Honeywell's automation technology

Honeywell Technologies is still designing, manufacturing and deploying the physical edge devices that make automation possible.

Mike Stepniak, SVP and Chief Financial Officer of Honeywell Technologies. Credit: Honeywell Technologies

It is a provider of sensors and actuators, control systems like PLCs and building hardware like thermostats and cameras. 

Honeywell Technologies Accelerator is a unified operating system and improvement framework based on Lean Six Sigma , aiming to share best-practice principles across strategic, engineering and manufacturing tasks across its global operations. 

Honeywell Technologies Forge is the company's IoT and analytics layer, aiming to turn physical devices into a self-optimising autonomous network. 

Where Honeywell sees growth

Buildings have brought the business a lot of growth. In the first quarter of 2026, its building automation segment grew 8% and the overall company grew by 2%. 

Data centres are responsible for some of this growth, focussing on more efficient cooling and the need for more energy

In its first quarter earnings call, Vimal said that Honeywell is selling a business providing warehouse and workflow solutions to American Industrial Partners.

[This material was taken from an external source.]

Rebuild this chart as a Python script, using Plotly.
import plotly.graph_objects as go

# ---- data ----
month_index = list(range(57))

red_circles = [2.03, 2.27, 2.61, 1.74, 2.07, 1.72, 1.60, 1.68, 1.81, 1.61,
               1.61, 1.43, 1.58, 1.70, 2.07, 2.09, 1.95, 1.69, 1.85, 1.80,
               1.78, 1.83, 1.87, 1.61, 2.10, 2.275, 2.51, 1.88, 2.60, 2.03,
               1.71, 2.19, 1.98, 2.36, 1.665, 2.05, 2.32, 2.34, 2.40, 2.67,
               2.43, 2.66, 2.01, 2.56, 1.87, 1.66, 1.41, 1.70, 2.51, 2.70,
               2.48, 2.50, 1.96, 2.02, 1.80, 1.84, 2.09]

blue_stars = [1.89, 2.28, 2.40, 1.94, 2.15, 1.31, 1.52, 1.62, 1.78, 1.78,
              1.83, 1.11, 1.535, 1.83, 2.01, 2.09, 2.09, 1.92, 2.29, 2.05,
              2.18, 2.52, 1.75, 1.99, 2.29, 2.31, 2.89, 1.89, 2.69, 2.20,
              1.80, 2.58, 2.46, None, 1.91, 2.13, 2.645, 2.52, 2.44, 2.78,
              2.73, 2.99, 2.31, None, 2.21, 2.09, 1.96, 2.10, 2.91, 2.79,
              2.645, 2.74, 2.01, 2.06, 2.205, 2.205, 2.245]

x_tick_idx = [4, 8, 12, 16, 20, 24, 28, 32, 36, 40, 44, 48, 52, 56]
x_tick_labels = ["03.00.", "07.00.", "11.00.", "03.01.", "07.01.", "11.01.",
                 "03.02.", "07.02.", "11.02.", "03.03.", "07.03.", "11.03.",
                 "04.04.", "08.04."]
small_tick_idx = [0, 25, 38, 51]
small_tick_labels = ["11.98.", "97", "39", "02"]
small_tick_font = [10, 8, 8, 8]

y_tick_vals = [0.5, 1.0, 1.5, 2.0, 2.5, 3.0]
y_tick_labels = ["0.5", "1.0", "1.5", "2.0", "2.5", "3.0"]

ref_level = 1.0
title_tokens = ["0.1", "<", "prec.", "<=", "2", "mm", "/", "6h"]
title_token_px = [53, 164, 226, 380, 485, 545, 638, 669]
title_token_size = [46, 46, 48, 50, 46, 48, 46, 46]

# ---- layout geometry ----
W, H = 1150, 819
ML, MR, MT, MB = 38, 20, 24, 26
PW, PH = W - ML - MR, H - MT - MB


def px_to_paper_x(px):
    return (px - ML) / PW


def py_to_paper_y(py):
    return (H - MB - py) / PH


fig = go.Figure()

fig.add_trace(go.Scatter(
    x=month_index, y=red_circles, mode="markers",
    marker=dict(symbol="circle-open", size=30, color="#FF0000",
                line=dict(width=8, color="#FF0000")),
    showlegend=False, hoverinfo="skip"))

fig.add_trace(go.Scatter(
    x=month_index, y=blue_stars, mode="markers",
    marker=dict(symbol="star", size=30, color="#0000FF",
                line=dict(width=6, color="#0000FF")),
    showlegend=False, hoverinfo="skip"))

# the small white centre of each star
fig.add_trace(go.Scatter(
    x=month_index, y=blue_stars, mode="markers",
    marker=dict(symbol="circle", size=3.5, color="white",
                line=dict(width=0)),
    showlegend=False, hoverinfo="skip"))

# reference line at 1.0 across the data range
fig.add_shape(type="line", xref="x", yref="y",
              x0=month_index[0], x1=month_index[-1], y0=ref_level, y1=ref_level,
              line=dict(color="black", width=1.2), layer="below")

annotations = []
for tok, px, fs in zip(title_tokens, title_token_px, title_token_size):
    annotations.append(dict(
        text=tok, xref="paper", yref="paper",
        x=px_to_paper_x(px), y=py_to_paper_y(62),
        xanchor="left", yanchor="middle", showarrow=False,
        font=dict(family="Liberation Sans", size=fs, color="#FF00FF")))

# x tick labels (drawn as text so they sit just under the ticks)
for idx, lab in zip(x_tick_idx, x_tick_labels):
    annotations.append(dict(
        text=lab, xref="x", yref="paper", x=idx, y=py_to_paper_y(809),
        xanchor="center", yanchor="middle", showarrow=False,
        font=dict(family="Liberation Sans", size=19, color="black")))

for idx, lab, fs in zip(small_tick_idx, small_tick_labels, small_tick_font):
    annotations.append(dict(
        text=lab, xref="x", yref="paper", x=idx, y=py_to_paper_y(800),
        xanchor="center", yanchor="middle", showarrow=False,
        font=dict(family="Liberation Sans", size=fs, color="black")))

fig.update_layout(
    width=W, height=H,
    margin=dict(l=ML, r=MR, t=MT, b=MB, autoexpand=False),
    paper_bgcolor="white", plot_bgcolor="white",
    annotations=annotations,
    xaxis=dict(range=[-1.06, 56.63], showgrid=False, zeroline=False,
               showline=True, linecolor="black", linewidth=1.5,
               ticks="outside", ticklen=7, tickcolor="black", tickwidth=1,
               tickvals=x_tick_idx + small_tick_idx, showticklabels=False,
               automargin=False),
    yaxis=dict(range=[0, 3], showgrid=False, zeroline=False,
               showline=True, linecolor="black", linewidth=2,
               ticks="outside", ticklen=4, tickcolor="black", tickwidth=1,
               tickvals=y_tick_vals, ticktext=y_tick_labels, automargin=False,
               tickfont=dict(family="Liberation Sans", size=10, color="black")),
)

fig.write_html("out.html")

A second business providing productivity solutions and services is also being sold to Brady Corporation.

He said he expects these to close in the second half of the year. 

"We remain confident in our ability to drive accelerating growth in H2 as our backlog supports a pickup in growth in process automation and technology," he said. 

Chief Financial Officer Mike Stepniak explained in the call that industrial automation saw sales grow 1% in the quarter and orders up 10%, supported by "strength in China and recovery in Europe".